Alumnus of Merit Award 2007


Alumnus of Merit Award
The Alumnus of Merit Award is the highest honor the Alumni Association bestows on an alumnus of Whitman College. This award is given to alumni who have achieved distinction in their chosen field, or rendered outstanding service to their community, or rendered outstanding service to, and demonstrated loyal interest in, Whitman College. Members of the Board of Trustees, the Board of Overseers, and the Board of Directors of the Alumni Association are eligible three years after their last term has been served.
Rob Manning

2007 Alumnus of Merit Award Recipient

Rob Manning's childhood dream of becoming a space engineer is still coming true. And Manning '80, chief engineer with NASA's Jet Propulsion Laboratory (JPL) in Pasadena, is quick to credit Whitman with helping him develop the self discipline and study skills that put him where he is today — building the space probes he read and dreamed about as a child.

Although Manning spent his childhood living a "Huckleberry Finn existence" in rural northwestern Washington, he longed to be a part of the world of "amazing space probes and astronauts that the United States was sending to the moon," but claims to have been just a mediocre student in high school.
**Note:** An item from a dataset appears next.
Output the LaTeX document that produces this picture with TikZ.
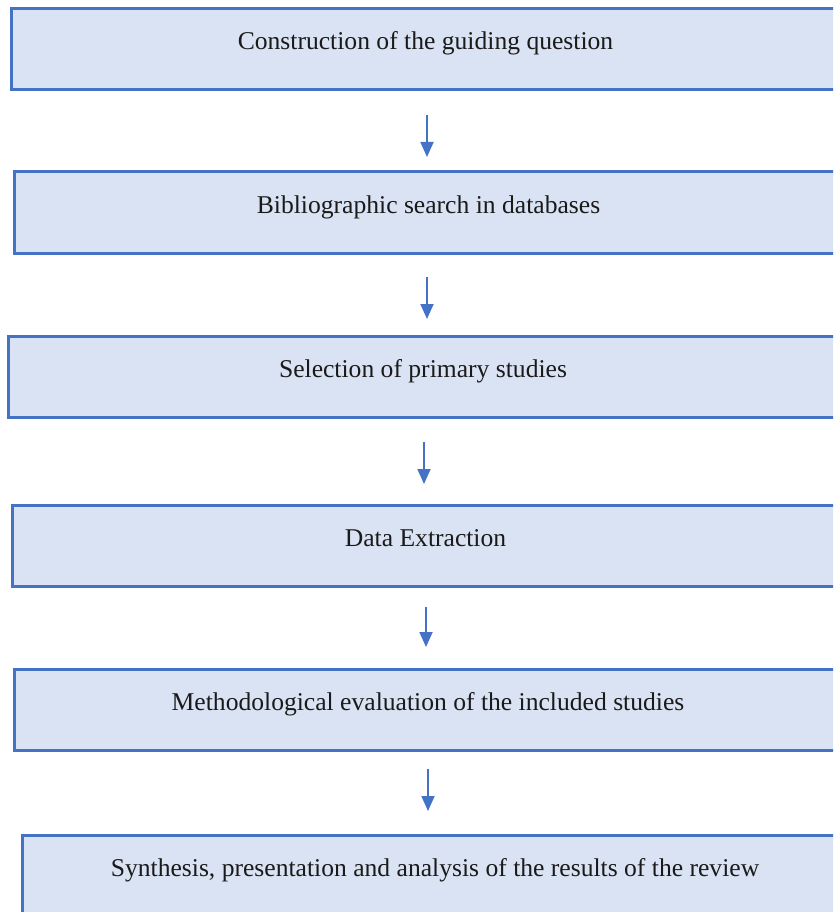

"I didn't believe that I could really become an engineer until I got to Whitman," says Manning. But the possibility of completing the Whitman-Caltech 3-2 program (which enabled him to earn a bachelor of arts degree from Whitman and a bachelor of science degree from Caltech in five years) inspired him. That, and fear, he says on his NASA Web site.

"There's nothing like a good dose of fear to get the ball rolling! I studied hard. Very hard. I literally lived in the college library under a portrait of the great Indian Chief Joseph. He was very stern and seemed to encourage me not to lose sight of my goals. I didn't."

The rest is history.

In 1981 (while still a student at Caltech), Manning was offered a part-time position as an electronics draftsman for the Galileo mission at JPL. He proceeded to work his way up the NASA ladder working on spacecraft computer systems until the Mars Pathfinder project took over his life in 1993. There he served as chief engineer for Mars Pathfinder and also led the Entry, Descent and Landing team. Pathfinder and little Sojourner rover successfully bounced into Mars History on July 4, 1997. Later Manning led the development of the Mars Sample Return Lander until the failure of two other Mars probes in 1999 indefinitely postponed the development of Mars Sample Return.

In an attempt to regain NASA's Mars exploration stature, Manning and a small team at JPL conceived and proposed the Mars Exploration Rover (MER) mission based on the Mars Pathfinder design in April 2000. Rob then became the MER System Engineering Manager and later, Entry, Descent and Landing Manager for MER.

He supervised his second and third hair-raising robotic Mars landings when Spirit and Opportunity rovers landed successfully in January of 2004. Since then, Manning has been chief engineer for NASA's robotic Mars Exploration Program at JPL where he works with some of the nation's finest engineers on current and future Mars missions. In 2004 Rob was named by SpaceNews as "one of 100 people who made a difference in civil, commercial and military space since 1989."

"I am very proud and amazed that I have been selected as this year's Alumnus of Merit," Manning says. My Whitman years became a life-altering experience. I came to Whitman from a small farm town where academics, science and engineering seemed the furthest thing in the world. I was very nervous.

"However, the approachability, the enthusiasm, and the extraordinary quality of the faculty surprised me. I was struck by the wonderful diversity and the range of experiences of my fellow students. The Whitman community welcomed me into a world I had only dared to dream to be part of."

"Almost unbelievably after a quarter century, I have found myself a solid fixture in the world of robotics and space exploration. My comfort to ask questions, to express genuine enthusiasm and wonder at our natural world as well as the never-ending depth of human creativity comes squarely from the examples the Whitman community laid before me."

"Whitman is an amazing place and I am proud to have experienced it."